子癇前症の予防効果
ハノーファーメディカルスクール(ドイツ)、ピッツバーグ大学医学部マギー・レームズ研究所は、「American Journal of Physiology- Cell Physiology」にて、ビタミンDには、血管の細胞間相互作用を回復させ、子癇前症を防ぐ効果があると発表した。
母子の命に関わる子癇前症
子癇前症は母子の命をも脅かす妊娠合併症であり、心臓血管系の疾患に分類される。特徴的な症状としては高血圧が挙げられる。

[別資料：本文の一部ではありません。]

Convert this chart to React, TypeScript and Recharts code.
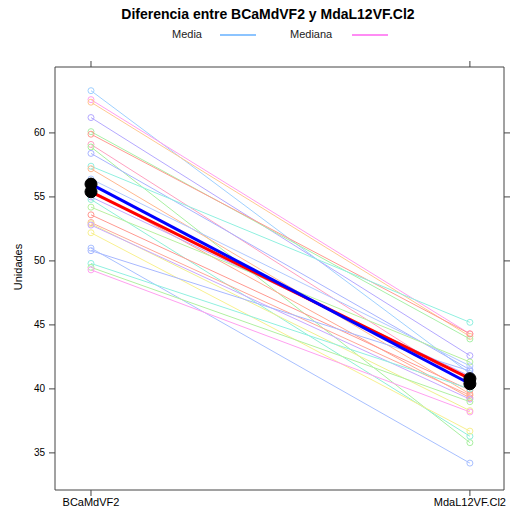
import { LineChart, Line, XAxis, YAxis } from 'recharts';

const categories = ['BCaMdVF2', 'MdaL12VF.Cl2'];
const yTicks = [35, 40, 45, 50, 55, 60];

// valores por sujeto: BCaMdVF2 -> MdaL12VF.Cl2
const before = [63.3, 62.6, 62.4, 61.2, 60.1, 59.9, 59.1, 58.9, 58.4, 57.4, 57.2, 56.4, 55.5, 55.0, 54.8, 54.2, 53.6, 53.0, 52.9, 52.8, 52.2, 51.0, 50.8, 49.8, 49.5, 49.3];
const after = [41.2, 44.3, 44.1, 42.6, 43.9, 44.3, 40.3, 35.8, 41.5, 45.2, 39.6, 41.8, 39.3, 41.0, 36.3, 42.1, 39.9, 39.5, 38.3, 39.2, 36.7, 34.2, 41.4, 40.0, 39.0, 38.2];
const lineColors = ['#9fd0ff', '#ff9ef0', '#ffc890', '#b4a8ff', '#a8f0a8', '#ff9a90', '#ffa0c0', '#a8f0a0', '#a8b4ff', '#90f0e0', '#ffb890', '#b0c8ff', '#ffa890', '#c0a8ff', '#90f0d8', '#b8f0a0', '#ff9890', '#ffa898', '#f0f090', '#c8a8ff', '#f8f090', '#a8c0ff', '#a8b8ff', '#90f0e0', '#b0f0a0', '#ffa0f0'];

const mean = [56.0, 40.4];
const median = [55.4, 40.8];

const data = categories.map((c, i) => {
  const row: Record<string, number | string> = { x: i + 1, name: c, media: mean[i], mediana: median[i] };
  before.forEach((_, k) => {
    row['s' + k] = i === 0 ? before[k] : after[k];
  });
  return row;
});

const font = '"Liberation Sans", Arial, sans-serif';
const tickStyle = { fill: '#000', fontSize: 10, fontFamily: font };

const bigDot = { r: 6, fill: '#000', stroke: '#000', strokeWidth: 1 };

export default function App() {
  return (
    <div style={{ position: 'absolute', left: 0, top: 0, width: 512, height: 514, background: '#fff', fontFamily: font }}>
      <div style={{ position: 'absolute', left: 0, width: 536, top: 6, textAlign: 'center', fontSize: 14, fontWeight: 'bold' }}>
        Diferencia entre BCaMdVF2 y MdaL12VF.Cl2
      </div>
      <div style={{ position: 'absolute', left: 172, top: 28, fontSize: 11, color: '#222' }}>Media</div>
      <div style={{ position: 'absolute', left: 220, top: 34, width: 36, height: 2, background: '#8cc4ff' }} />
      <div style={{ position: 'absolute', left: 290, top: 28, fontSize: 11, color: '#222' }}>Mediana</div>
      <div style={{ position: 'absolute', left: 352, top: 34, width: 36, height: 2, background: '#ff8cf4' }} />
      <div style={{ position: 'absolute', left: 18, top: 267, fontSize: 11, transform: 'translate(-50%, -50%) rotate(-90deg)', whiteSpace: 'nowrap' }}>
        Unidades
      </div>
      <LineChart width={512} height={514} data={data} margin={{ top: 59, right: 0, bottom: 0, left: 8 }}>
        <XAxis
          dataKey="x"
          type="number"
          domain={[0.905, 2.09]}
          ticks={[1, 2]}
          allowDataOverflow
          tickFormatter={(v) => categories[Number(v) - 1]}
          tick={{ ...tickStyle, fontSize: 11 }}
          tickSize={6}
          tickMargin={2}
          height={24}
          stroke="#444"
        />
        <XAxis
          xAxisId="top"
          dataKey="x"
          type="number"
          orientation="top"
          domain={[0.905, 2.09]}
          ticks={[1, 2]}
          allowDataOverflow
          tickFormatter={() => ''}
          tickSize={6}
          height={8}
          stroke="#444"
        />
        <YAxis
          type="number"
          domain={[32.1, 65.15]}
          ticks={yTicks}
          allowDataOverflow
          tick={tickStyle}
          tickSize={6}
          tickMargin={4}
          width={47}
          stroke="#444"
        />
        <YAxis
          yAxisId="right"
          type="number"
          orientation="right"
          domain={[32.1, 65.15]}
          ticks={yTicks}
          allowDataOverflow
          tickFormatter={() => ''}
          tickSize={6}
          width={8}
          stroke="#444"
        />
        {before.map((_, k) => (
          <Line
            key={k}
            dataKey={'s' + k}
            stroke={lineColors[k]}
            strokeWidth={1}
            dot={{ r: 3, fill: 'none', stroke: lineColors[k], strokeWidth: 1 }}
            activeDot={false}
            isAnimationActive={false}
          />
        ))}
        <Line dataKey="mediana" stroke="#ff0000" strokeWidth={3} dot={bigDot} activeDot={false} isAnimationActive={false} />
        <Line dataKey="media" stroke="#0000ff" strokeWidth={3} dot={bigDot} activeDot={false} isAnimationActive={false} />
      </LineChart>
    </div>
  );
}
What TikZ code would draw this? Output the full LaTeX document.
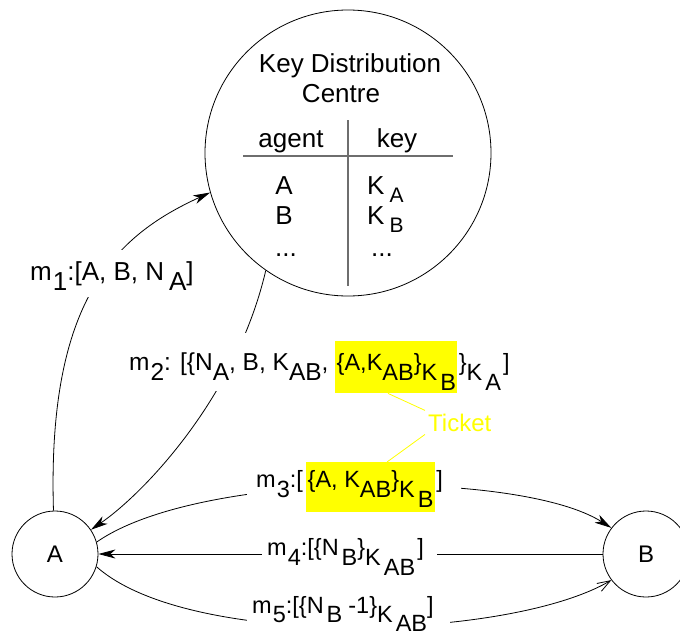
\documentclass[tikz,border=0pt]{standalone}
\usepackage{fontspec}
\setmainfont{Liberation Sans}
\usetikzlibrary{arrows.meta}
\pgfdeclarelayer{bg}
\pgfsetlayers{bg,main}
\newcommand\dn[1]{\raisebox{-10pt}{#1}}
\newcommand\sdn[1]{\raisebox{-9pt}{#1}}
\newcommand\kdn[1]{\raisebox{-8pt}{\fontsize{21}{24}\selectfont #1}}
\definecolor{tablegray}{RGB}{110,110,110}
\definecolor{hlyellow}{RGB}{255,255,0}
\begin{document}
\begin{tikzpicture}[x=1pt,y=-1pt,
  every node/.style={font=\fontsize{23.5}{28}\selectfont},
  conn/.style={line width=0.8pt},
  tip/.style={-{Stealth[length=17pt,width=9pt,inset=5pt]}},
  opentip/.style={-{Straight Barb[length=13pt,width=9pt]}},
  circ/.style={draw,circle,line width=0.8pt,inner sep=0pt},
  kdctext/.style={font=\fontsize{26}{30}\selectfont,inner sep=0pt},
  lab/.style={fill=white,inner ysep=0pt},
  hl/.style={fill=hlyellow,inner ysep=0pt,inner xsep=1.5pt},
  tick/.style={draw=hlyellow,line width=0.8pt},
  rule/.style={draw=tablegray,line width=1.2pt}
]
\useasboundingbox (0,0) rectangle (680,635);

% circles
\node[circ,minimum size=286pt] (KDC) at (348,153) {};
\node[circ,minimum size=86pt,font=\fontsize{24}{28}\selectfont] (A) at (55,554) {A};
\node[circ,minimum size=86pt,font=\fontsize{24}{28}\selectfont] (B) at (646,554) {B};

% KDC contents
\node[kdctext,anchor=base] (t1) at (350,72) {Key Distribution};
\node[kdctext,anchor=base] (t2) at (341,102) {Centre};
\node[kdctext,anchor=base] (hagent) at (291,147) {agent};
\node[kdctext,anchor=base] (hkey) at (397,147) {key};
\path[rule] (243,156) -- (453,156);
\path[rule] (348,120) -- (348,286);
\node[kdctext,anchor=base] (ra) at (284,194) {A};
\node[kdctext,anchor=base] (rb) at (284,224) {B};
\node[kdctext,anchor=base] (rd) at (286,256) {...};
\node[kdctext,anchor=base west] (ka) at (367,194) {K\kern5pt\kdn{A}};
\node[kdctext,anchor=base west] (kb) at (367,224) {K\kern5pt\kdn{B}};
\node[kdctext,anchor=base] (kd) at (382,256) {...};

% message labels
\node[lab,anchor=base west,text height=30pt,text depth=17pt,inner xsep=3pt,font=\fontsize{26}{30}\selectfont] (m1) at (27,280) {m\kern1pt\dn{1}:[A, B, N\kern5pt\dn{A}]};

\node[lab,anchor=base west,text height=37pt,text depth=21pt,inner xsep=2pt,font=\fontsize{24.5}{28}\selectfont] (m2a) at (127,370) {m\kern1pt\dn{2}: [\{N\dn{A}, B, K\dn{AB},};
\node[hl,anchor=north west,text height=29pt,text depth=23pt] (hl2) at (335,341) {\{A,K\dn{AB}\}\dn{K\kern3pt\dn{B}}};
\node[lab,anchor=base west,text height=37pt,text depth=21pt,inner xsep=1pt] (m2c) at (hl2.base east) {\}\dn{K\kern3pt\dn{A}}\kern2pt]};

\node[lab,anchor=base west,text height=25pt,text depth=20pt,inner xsep=9pt] (m3a) at (247,487) {m\kern1pt\dn{3}:[};
\node[hl,anchor=north west,text height=25pt,text depth=25pt] (hl3) at (306,462) {\{A, K\dn{AB}\}\dn{K\kern3pt\dn{B}}};
\node[lab,anchor=base west,text height=25pt,text depth=20pt,inner xsep=0pt] (m3c) at (hl3.base east) {\kern1pt]\kern18pt};

\node[lab,anchor=base west,text height=22pt,text depth=22pt,inner xsep=5pt] (m4) at (262,555) {m\kern1pt\dn{4}:[\{N\kern3pt\dn{B}\}\dn{K\kern3pt\dn{AB}}\kern2pt]\kern8pt};

\node[lab,anchor=base west,text height=24pt,text depth=19pt,inner xsep=5pt] (m5) at (247,613) {m\kern1pt\sdn{5}:[\{N\kern3pt\sdn{B}\kern6pt-1\}\sdn{K\kern3pt\sdn{AB}}]\kern11pt};

% ticket
\node[font=\fontsize{24}{28}\selectfont,text=hlyellow,anchor=base west,inner sep=3pt] (ticket) at (425,431) {Ticket};
\draw[tick] ([xshift=53pt]hl2.south west) -- (ticket.north west);
\draw[tick] (ticket.south west) -- ([xshift=81pt]hl3.north west);

% connectors
\begin{pgfonlayer}{bg}
\draw[conn,tip] (A.92) .. controls (47,300) and (115,236) .. (KDC.196);
\draw[conn,tip] (KDC.235) .. controls (236,398) and (143,494) .. (A.34);
\draw[conn,tip] (A.16) .. controls (200,470) and (520,470) .. (B.143);
\draw[conn,tip] (B.west) -- (A.east);
\draw[conn,opentip] (A.-17) .. controls (190,650) and (510,640) .. (B.217);
\end{pgfonlayer}
\end{tikzpicture}
\end{document}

また、母体の血管内壁における機能障害が主な原因であるといわれる。骨髄に由来する血管内皮前駆細胞(EPS)の減少は、血管内壁に機能障害を引き起こす。
血管内皮前駆細胞は血液中を循環し、損傷した内皮の回復を促すが、胎児の臍静脈(胎盤から胎児に血液を送る静脈)の内皮細胞と血管内皮前駆細胞における機能不全により、子癇前症は生じる。
ビタミンDの働き
ビタミンDは心臓血管系を調整する働きをもつ。先行研究では、ビタミンDと子癇前症に関係性が認められ、ビタミンD不足により子癇前の症状が悪化すると報告されている。
研究チームは、子癇前症の女性を対象に、血管内皮前駆細胞と臍帯内皮細胞に対するビタミンDの効果を検証した。ビタミンDには、血管内皮前駆細胞と臍帯内皮細胞の間において、刺激を与え、損なわれた細胞間相互作用を回復させる効果があり、内皮細胞の恒常性にとって重要な役割を果たす。
一方、ビタミンD不足・欠乏は、子癇前症の要因であるといわれる。それゆえ、妊娠期のビタミンD量は母子の健康に大きな影響を与える。